As I may have said in the past, I don’t like to read. I’m a slow reader and easily distracted. So I try to read stuff that is good, stuff I can use. How do I find it? By asking others who are readers. In this case the recommendation comes from Sarah Yardley who runs the show over at Calvary Distribution. She did not disappoint. The book is called, Ministry in the Image of God – The Trinitarian Shape of Christian Service by Stephen Seamands. Had I known the denominational background of the author in advance I might not have even bothered. Sometimes our own prejudices, justified or not, get in the way of God trying to say something because He sure has something to say through this book. I imagine the Lord had the same problem with Peter. I guess I’m in good company!

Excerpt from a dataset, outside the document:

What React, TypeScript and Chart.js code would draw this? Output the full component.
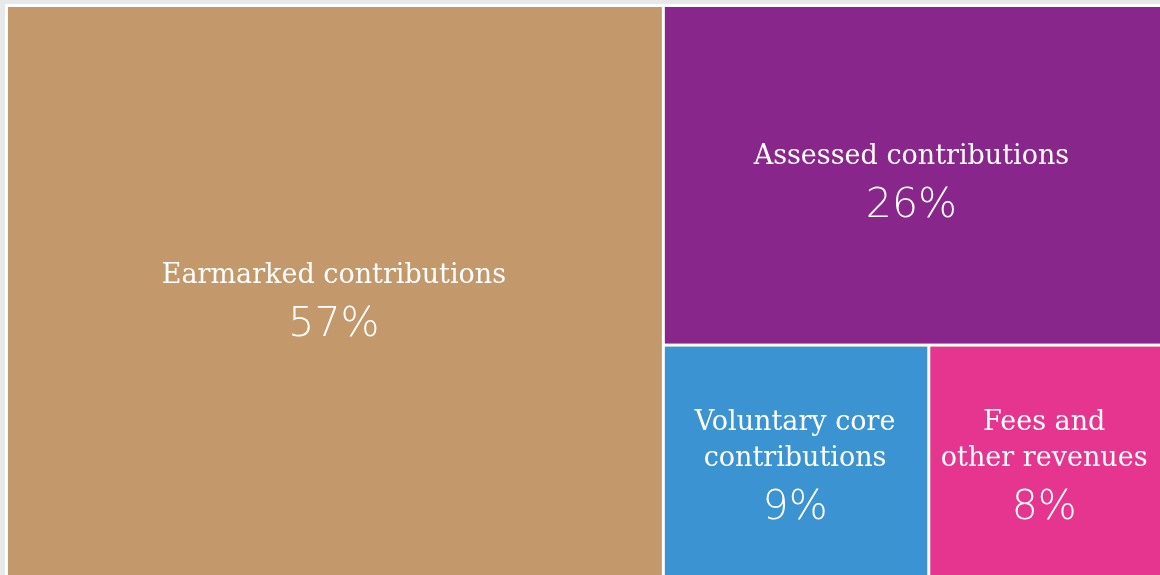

Chapter One lays the foundation for the rest of the book and spells out seven characteristics of trinitarian life, each of which are given their own chapter. They are;
- Relational Personhood: The Nature of Trinitarian Ministry
- Joyful Intimacy: The Foundation of Trinitarian Ministry
- Glad Surrender: The Heart of Trinitarian Ministry
- Complex Simplicity: The Mystery of Trinitarian Ministry
- Gracious Self-Acceptance: The Particularity of Trinitarian Ministry
- Mutual Indwelling: The Reciprocity of Trinitarian Ministry
- Passionate Mission: The Impulse of Trinitarian Ministry
Here is the big picture point of the book, in my opinion. First, the relationships between the Father, Son, and Holy Spirit model for us what ministry should look like. Second, our relationship with the triune God must exist apart from any ministry. Third, as we come to understand how the trinity works, how He is the model for our relationship with God, how He is the model for the church, we understand and experience how ministry is supposed to be intimate, natural, and how we are along for the ride in what God is doing. Otherwise ministry become a machine to feed and not the outgrowth of the calling of God.
Each of the chapters challenged me. Each one made me grapple with some kind of preconception on some level. At the very least it made me take something off the shelf of the theoretical and challenged me to make it practical. I knew it, I just wasn’t doing it. I found myself putting quotes on twitter because they were so good. And not just quotes from the author, but the sources he sites. The price of the book is worth his research alone.
Are you feeling dry? Is your ministry feeling dry? Give this book a shot. See the trinity in a whole new light. Maybe not a new one, but a more complete one. It’s going on my essential reading list for ministry leaders.